[The problem]: Look through the material below. Copy each line that contains the string "chart".

[Data]:
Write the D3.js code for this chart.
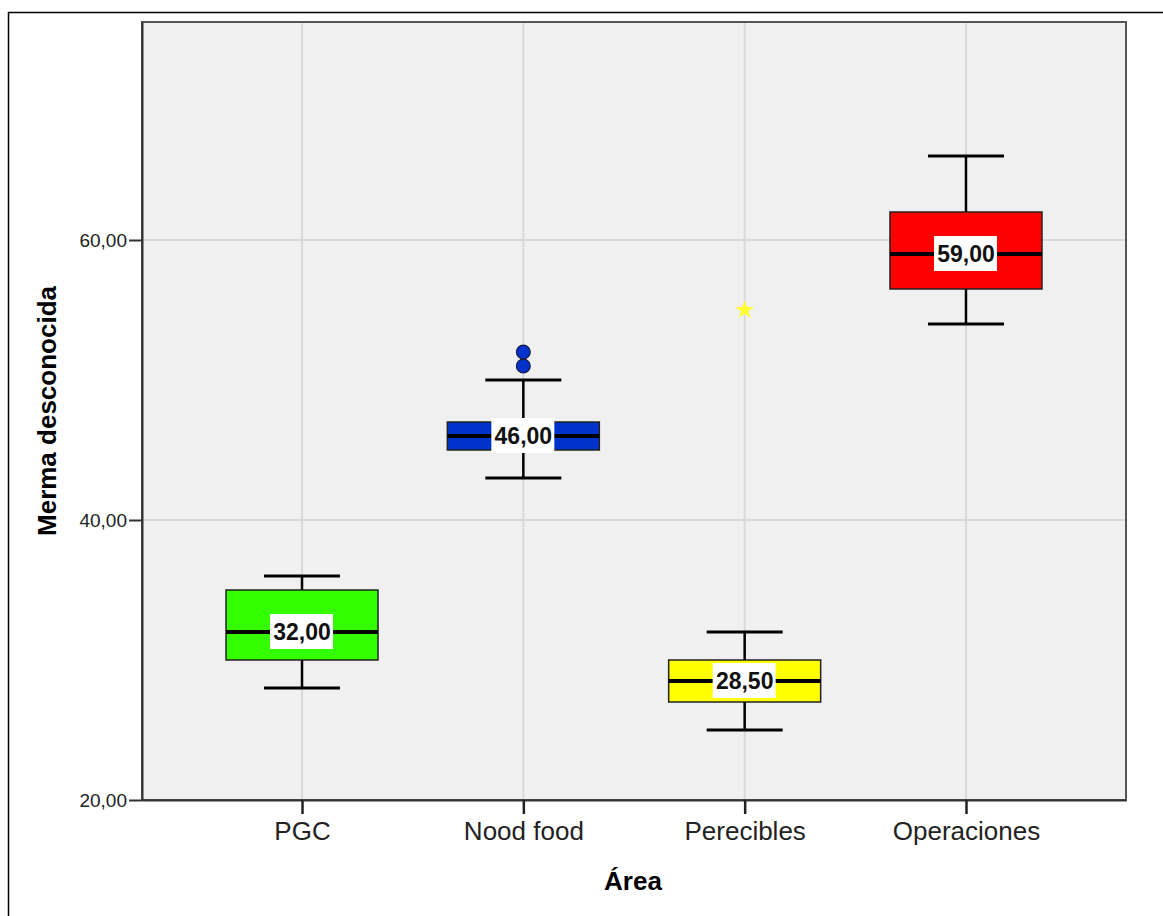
<!DOCTYPE html>
<html>
<head>
<meta charset="utf-8">
<script src="https://cdn.jsdelivr.net/npm/d3@7"></script>
<style>
  body { margin: 0; background: #fff; }
  text { font-family: "Liberation Sans", Arial, sans-serif; }
</style>
</head>
<body>
<div id="chart"></div>
<script>
// data
const areas = ["PGC", "Nood food", "Perecibles", "Operaciones"];
const whiskerLow = [28, 43, 25, 54];
const q1 = [30, 45, 27, 56.5];
const medians = [32, 46, 28.5, 59];
const q3 = [35, 47, 30, 62];
const whiskerHigh = [36, 50, 32, 66];
const boxColors = ["#33ff00", "#0033cc", "#ffff00", "#ff0000"];
// outliers: [area index, value, kind]
const outliers = [[1, 51, "circle"], [1, 52, "circle"], [2, 55, "star"]];
const yTicks = [20, 40, 60];

const W = 1163, H = 916;
const margin = { top: 22, left: 142, right: 37, bottom: 116 };
const width = W - margin.left - margin.right,
      height = H - margin.top - margin.bottom;

const svg = d3.select("#chart").append("svg")
  .attr("width", W).attr("height", H);

// outer frame
svg.append("rect")
  .attr("x", 8.5).attr("y", 12.5)
  .attr("width", W + 20).attr("height", H + 20)
  .attr("fill", "none").attr("stroke", "#000").attr("stroke-width", 1.5);

const g = svg.append("g")
  .attr("transform", "translate(" + margin.left + "," + margin.top + ")");

const x = d3.scalePoint().domain(areas).range([0, width]).padding(0.723);
const y = d3.scaleLinear().domain([20, 20 + height / 14]).range([height, 0]);

// plot background
g.append("rect")
  .attr("width", width).attr("height", height)
  .attr("fill", "#f0f0f0");

// grid
g.selectAll(".hgrid").data(yTicks.slice(1)).enter().append("line")
  .attr("x1", 0).attr("x2", width)
  .attr("y1", d => y(d)).attr("y2", d => y(d))
  .attr("stroke", "#d9d9d9").attr("stroke-width", 2);
g.selectAll(".vgrid").data(areas).enter().append("line")
  .attr("x1", d => x(d)).attr("x2", d => x(d))
  .attr("y1", 0).attr("y2", height)
  .attr("stroke", "#d9d9d9").attr("stroke-width", 2);

// frame of the plot
g.append("rect")
  .attr("width", width).attr("height", height)
  .attr("fill", "none").attr("stroke", "#555").attr("stroke-width", 2);

// axes
const yAxis = g.append("g")
  .call(d3.axisLeft(y).tickValues(yTicks).tickSize(13).tickSizeOuter(0)
    .tickFormat(d => d3.format(".2f")(d).replace(".", ",")));
yAxis.select(".domain").attr("stroke", "#333").attr("stroke-width", 2);
yAxis.selectAll(".tick line").attr("stroke", "#333").attr("stroke-width", 2);
yAxis.selectAll(".tick text").attr("font-size", 19).attr("fill", "#222")
  .attr("x", -15).attr("dy", "0.35em");

const xAxis = g.append("g")
  .attr("transform", "translate(0," + height + ")")
  .call(d3.axisBottom(x).tickSize(14).tickSizeOuter(0));
xAxis.select(".domain").attr("stroke", "#333").attr("stroke-width", 2);
xAxis.selectAll(".tick line").attr("stroke", "#222").attr("stroke-width", 2.5);
xAxis.selectAll(".tick text").attr("font-size", 26).attr("fill", "#222")
  .attr("y", 19).attr("dy", "0.8em");

// axis titles
svg.append("text")
  .attr("transform", "translate(56," + (margin.top + height / 2) + ") rotate(-90)")
  .attr("text-anchor", "middle")
  .attr("font-size", 26).attr("font-weight", "bold")
  .text("Merma desconocida");
svg.append("text")
  .attr("x", 633).attr("y", 890)
  .attr("text-anchor", "middle")
  .attr("font-size", 26).attr("font-weight", "bold")
  .text("Área");

// boxes
const boxW = 152, capW = 76;
const boxes = g.selectAll(".box").data(areas).enter().append("g")
  .attr("transform", d => "translate(" + x(d) + ",0)");

boxes.append("line")
  .attr("y1", (d, i) => y(whiskerHigh[i])).attr("y2", (d, i) => y(q3[i]))
  .attr("stroke", "#000").attr("stroke-width", 2.5);
boxes.append("line")
  .attr("y1", (d, i) => y(q1[i])).attr("y2", (d, i) => y(whiskerLow[i]))
  .attr("stroke", "#000").attr("stroke-width", 2.5);
boxes.append("line")
  .attr("x1", -capW / 2).attr("x2", capW / 2)
  .attr("y1", (d, i) => y(whiskerHigh[i])).attr("y2", (d, i) => y(whiskerHigh[i]))
  .attr("stroke", "#000").attr("stroke-width", 3);
boxes.append("line")
  .attr("x1", -capW / 2).attr("x2", capW / 2)
  .attr("y1", (d, i) => y(whiskerLow[i])).attr("y2", (d, i) => y(whiskerLow[i]))
  .attr("stroke", "#000").attr("stroke-width", 3);
boxes.append("rect")
  .attr("x", -boxW / 2).attr("width", boxW)
  .attr("y", (d, i) => y(q3[i]))
  .attr("height", (d, i) => y(q1[i]) - y(q3[i]))
  .attr("fill", (d, i) => boxColors[i])
  .attr("stroke", "#222").attr("stroke-width", 1.5);
boxes.append("line")
  .attr("x1", -boxW / 2).attr("x2", boxW / 2)
  .attr("y1", (d, i) => y(medians[i])).attr("y2", (d, i) => y(medians[i]))
  .attr("stroke", "#000").attr("stroke-width", 4);

// median labels
boxes.append("rect")
  .attr("x", -32).attr("width", 63)
  .attr("y", (d, i) => y(medians[i]) - 18).attr("height", 35)
  .attr("fill", "#fff");
boxes.append("text")
  .attr("y", (d, i) => y(medians[i]))
  .attr("dy", "0.36em")
  .attr("text-anchor", "middle")
  .attr("font-size", 23).attr("font-weight", "bold").attr("fill", "#111")
  .text((d, i) => d3.format(".2f")(medians[i]).replace(".", ","));

// outliers
g.selectAll(".outlier").data(outliers).enter().append("path")
  .attr("transform", d => "translate(" + x(areas[d[0]]) + "," + y(d[1]) + ")")
  .attr("d", d => d[2] === "star"
    ? d3.symbol().type(d3.symbolStar).size(110)()
    : d3.symbol().type(d3.symbolCircle).size(150)())
  .attr("fill", d => d[2] === "star" ? "#ffff33" : boxColors[d[0]])
  .attr("stroke", d => d[2] === "star" ? "none" : "#1a1a40")
  .attr("stroke-width", 1.2);
</script>
</body>
</html>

[Solution for this exercise]:
Write the D3.js code for this chart.
<div id="chart"></div>
const svg = d3.select("#chart").append("svg")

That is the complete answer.